「貧しい」人は幸い

福音朗読は Laudate | 教会カレンダー  

 

   「心の貧しい」は明治以降の伝統的な日本語訳ですが、ほとんど誤訳と言わざるをえません。「心が貧しい」という日本語は「精神的貧困」を意味しますが、ここではそういう意味ではないからです。直訳は「霊に貧しい」で、「神の前に貧しい」という意味に受け取るのがよいと考えられます。マタイは決して物質的な貧しさを無視しているのではなく、物質的な面だけでなく、神の前にどうしようもなく欠乏し、飢え渇いている人間の姿を示そうとしているのです。なお、フランシスコ会訳聖書は「自分の貧しさを知る人」と訳し、新共同訳ができる前の共同訳聖書は「ただ神により頼む人」と訳しています。どちらもかなり大胆な意訳ですが、参考になります。

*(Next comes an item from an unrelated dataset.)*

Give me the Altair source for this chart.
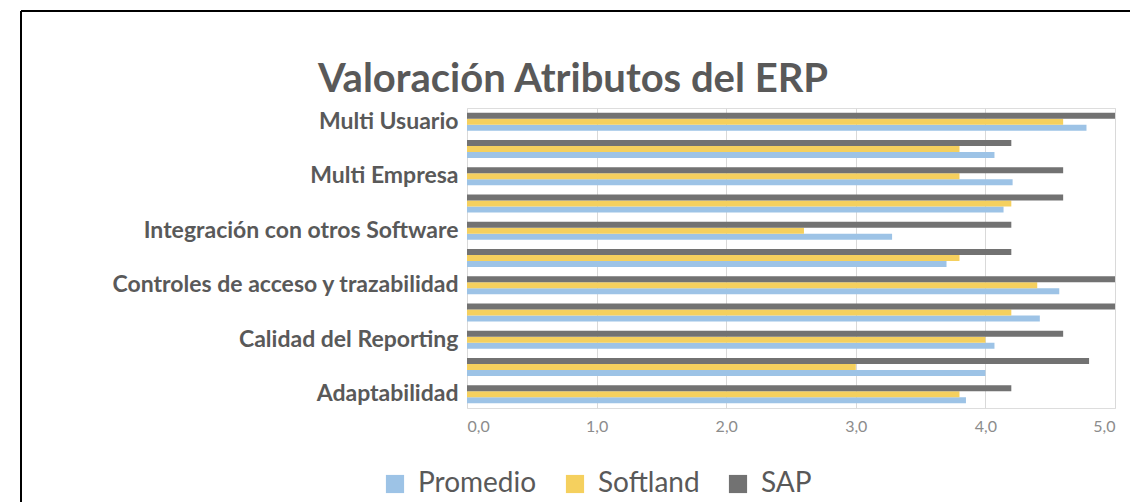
import altair as alt
import pandas as pd

# Categories, top to bottom (Excel skips every other label; hidden ones are unlabeled)
categories = [
    "Multi Usuario", "Atributo 10", "Multi Empresa", "Atributo 8",
    "Integración con otros Software", "Atributo 6",
    "Controles de acceso y trazabilidad", "Atributo 4",
    "Calidad del Reporting", "Atributo 2", "Adaptabilidad",
]
shown_labels = [
    "Multi Usuario", "Multi Empresa", "Integración con otros Software",
    "Controles de acceso y trazabilidad", "Calidad del Reporting", "Adaptabilidad",
]
series = ["Promedio", "Softland", "SAP"]
colors = ["#9DC3E6", "#F5D05E", "#727272"]
title_text = ["Valoración Atributos del ERP"]

sap = [5.0, 4.2, 4.6, 4.6, 4.2, 4.2, 5.0, 5.0, 4.6, 4.8, 4.2]
softland = [4.6, 3.8, 3.8, 4.2, 2.6, 3.8, 4.4, 4.2, 4.0, 3.0, 3.8]
promedio = [4.78, 4.07, 4.21, 4.14, 3.28, 3.7, 4.57, 4.42, 4.07, 4.0, 3.85]

rows = []
for i, c in enumerate(categories):
    rows.append({"cat": c, "serie": "Promedio", "valor": promedio[i]})
    rows.append({"cat": c, "serie": "Softland", "valor": softland[i]})
    rows.append({"cat": c, "serie": "SAP", "valor": sap[i]})
df = pd.DataFrame(rows)

FONT = "Lato"

bars = alt.Chart(df).mark_bar().encode(
    y=alt.Y(
        "cat:N", sort=categories,
        scale=alt.Scale(paddingInner=0.34, paddingOuter=0.17),
        axis=alt.Axis(
            values=shown_labels, title=None, ticks=False, domain=False,
            labelFont=FONT, labelFontSize=23, labelFontWeight="bold",
            labelColor="#595959", labelPadding=9, labelLimit=600,
        ),
    ),
    yOffset=alt.YOffset(
        "serie:N", sort=["SAP", "Softland", "Promedio"],
        scale=alt.Scale(paddingInner=0, paddingOuter=0),
    ),
    x=alt.X(
        "valor:Q",
        scale=alt.Scale(domain=[0, 5], nice=False),
        axis=alt.Axis(
            values=[0, 1, 2, 3, 4, 5], title=None, ticks=False, domain=False,
            grid=True, gridColor="#D9D9D9",
            labelExpr="replace(format(datum.value, '.1f'), '.', ',')",
            labelFont=FONT, labelFontSize=16, labelColor="#8C8C8C", labelPadding=10,
        ),
    ),
    color=alt.Color(
        "serie:N",
        scale=alt.Scale(domain=series, range=colors),
        legend=alt.Legend(
            orient="none", legendX=-86, legendY=362, direction="horizontal",
            title=None, symbolType="square", symbolSize=330, symbolStrokeWidth=0,
            labelFont=FONT, labelFontSize=28, labelColor="#595959",
            columnPadding=24, labelOffset=9,
        ),
    ),
)

title_df = pd.DataFrame({"t": title_text})
title = alt.Chart(title_df).mark_text(
    font=FONT, fontSize=40, fontWeight="bold", color="#595959",
    align="center", baseline="middle",
).encode(text="t:N", x=alt.value(106), y=alt.value(-28))

frame_df = pd.DataFrame({"k": [0]})
top_line = alt.Chart(frame_df).mark_rule(color="#000000", strokeWidth=2).encode(
    x=alt.value(-446), x2=alt.value(700), y=alt.value(-97)
)
left_line = alt.Chart(frame_df).mark_rule(color="#000000", strokeWidth=2).encode(
    x=alt.value(-446), y=alt.value(-97), y2=alt.value(500)
)

chart = alt.layer(bars, title, top_line, left_line).properties(
    width=648, height=300,
    autosize=alt.AutoSizeParams(type="none"),
    padding={"left": 459, "top": 100, "right": 15, "bottom": 94},
).configure_view(stroke=None).configure(background="white")

chart.save("out.html", embed_options={"renderer": "svg", "actions": False})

    マタイの後半の4つの幸いは、貧しいだけでなく、その中でもっと前向きに生きようとする人々の姿を表しています。それは「憐れみ深い」「心の清い」「平和を実現する」「義のために迫害される」という生き方です。「八つの幸い」というマタイの形はもはや単なる祝福ではなく、その祝福の中を生きるとは具体的にどういうことかということをも示しているのです。そういう観点から「八つの幸い」全体が整えられていったと考えることができるでしょうし、「八つの幸い」全体を受け取ることは、わたしたちにとっても大切なことです。